«La tassa sugli extra-profitti è un’imposta applicata alle aziende che generano un aumento significativo dei loro guadagni a causa di circostanze o eventi di cui non sono responsabili, come nel caso dell’aumento esponenziale dei prezzi dell’energia (gas ed elettricità) per le conseguenze della guerra russa in Ucraina».
Il contributo di solidarietà (la tassa sugli extraprofitti) delle grandi società che producono, importano o trasformano energia, dev’essere non solo “raccomandato” dalla Commissione, ma anche accompagnato da regole chiare ed efficaci. Cioè ripensato e applicato con intelligenza per far funzionare questa misura di equità sociale. Dalle prime valutazioni, in Italia, sembra essere stata un vero buco nell’acqua: forse 2 miliardi complessivi sui 10 previsti. Ma anche la Germania, energeticamente con l’acqua alla gola, ha lanciato la crociata contro gli extraprofitti.
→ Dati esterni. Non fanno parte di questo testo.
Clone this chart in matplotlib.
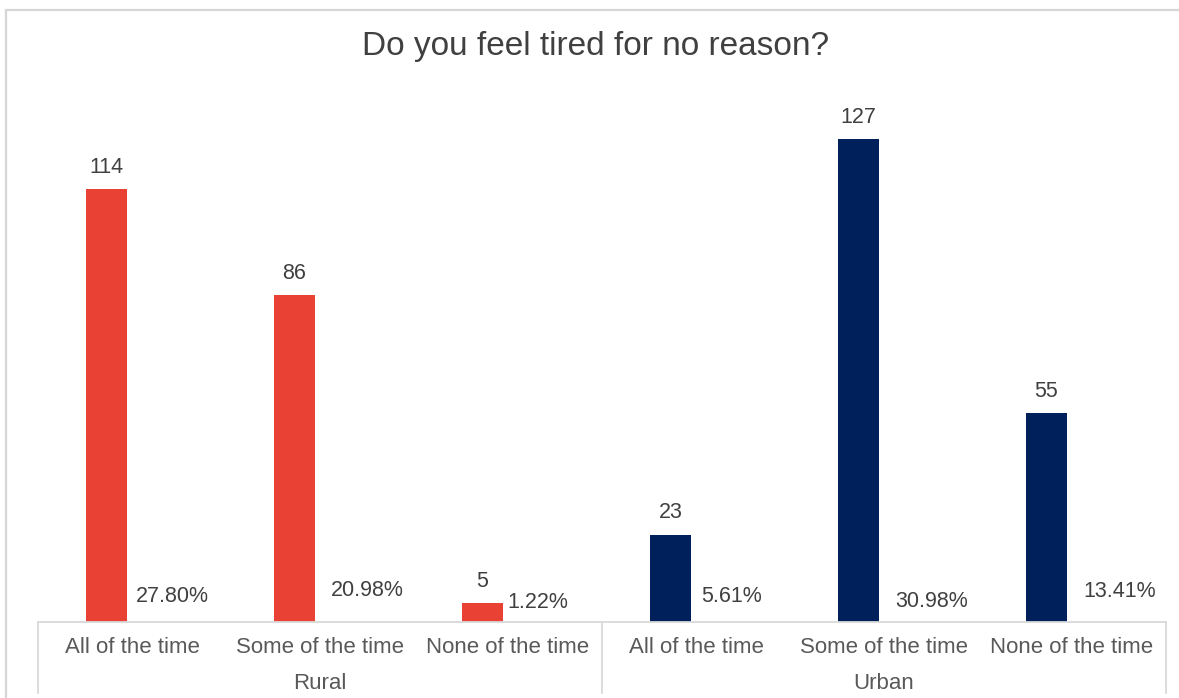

Secondo Scholz, le società che impiegano eolico, solare, biomassa, carbone e nucleare devono pagare di più e il ricavato della tassazione va “spalmato” sul totale delle bollette, per abbassarne l’importo. Il Financial Times nel presentare la rivoluzione fiscale tedesca nel settore energetico, scrive che questa “è in linea con le raccomandazioni della Commissione europea: Bruxelles suggerisce agli Stati membri di prelevare una quota degli utili gonfiati generati da alcuni produttori di elettricità. E in attesa di qualche indicazione più chiara, ognuno fa da se.
Ma il Financial Times pone un problema ignorato dai più: perché i produttori europei di elettricità oggi rischiano fallimenti a catena? Domanda sorprendente, viste le bollette che ormai circolano. Ci si aspetterebbe un trend all’ingrasso di tutti i gestori, messi in orbita dai prezzi di gas e petrolio. E invece no, così dicono loro. Perché la complessità delle transazioni di mercato, rafforzata da un’ottusa burocrazia, sta facendo andare tutto il settore in crisi di liquidità.
Per essere più chiari, chi produce energia elettrica in Europa incasserà certamente, in futuro, una barca di soldi. Ma intanto deve pagare, immediatamente, miliardi di euro di quelle che potremmo definire, semplificando il concetto, “garanzie assicurative”. Si tratta di una specie di “tassa” (più correttamente un “premio di rischio”), che a volte devi sborsare “overnight”, cioè in 24 ore. Quando ti mettono davanti all’out out: o paghi o paghi.
C’è chi ha già etichettato questo scenario come la “sindrome Lehman Brothers”, dal nome della grande banca americana colata a picco in un paio di giorni. Quindi, il paradosso è che i “Paperoni” dell’elettricità, che sulla carta stanno diventando straricchi, nei fatti rischiano l’osso del collo, perché i regolamenti gli impongono di pagare “cash”. E loro non hanno liquidità. In definitiva, vantano un mare di crediti, ma affogano nelle scartoffie dei soldi che dovranno incassare, quando sarà.
Già l’allarme è suonato in Finlandia, Germania, Francia, Svezia e in diversi altri Paesi. Finora le banche hanno erogato liquidità in modo consistente. Ma ora basta. Troppo volatili i mercati, dicono, e troppo elevati i rischi. Ci pensino i governi ad anticipare il “liquido”. Oppure intervenga l’Unione e cambi le regole e faccia chiarezza anche nella tasche delle multinazionali.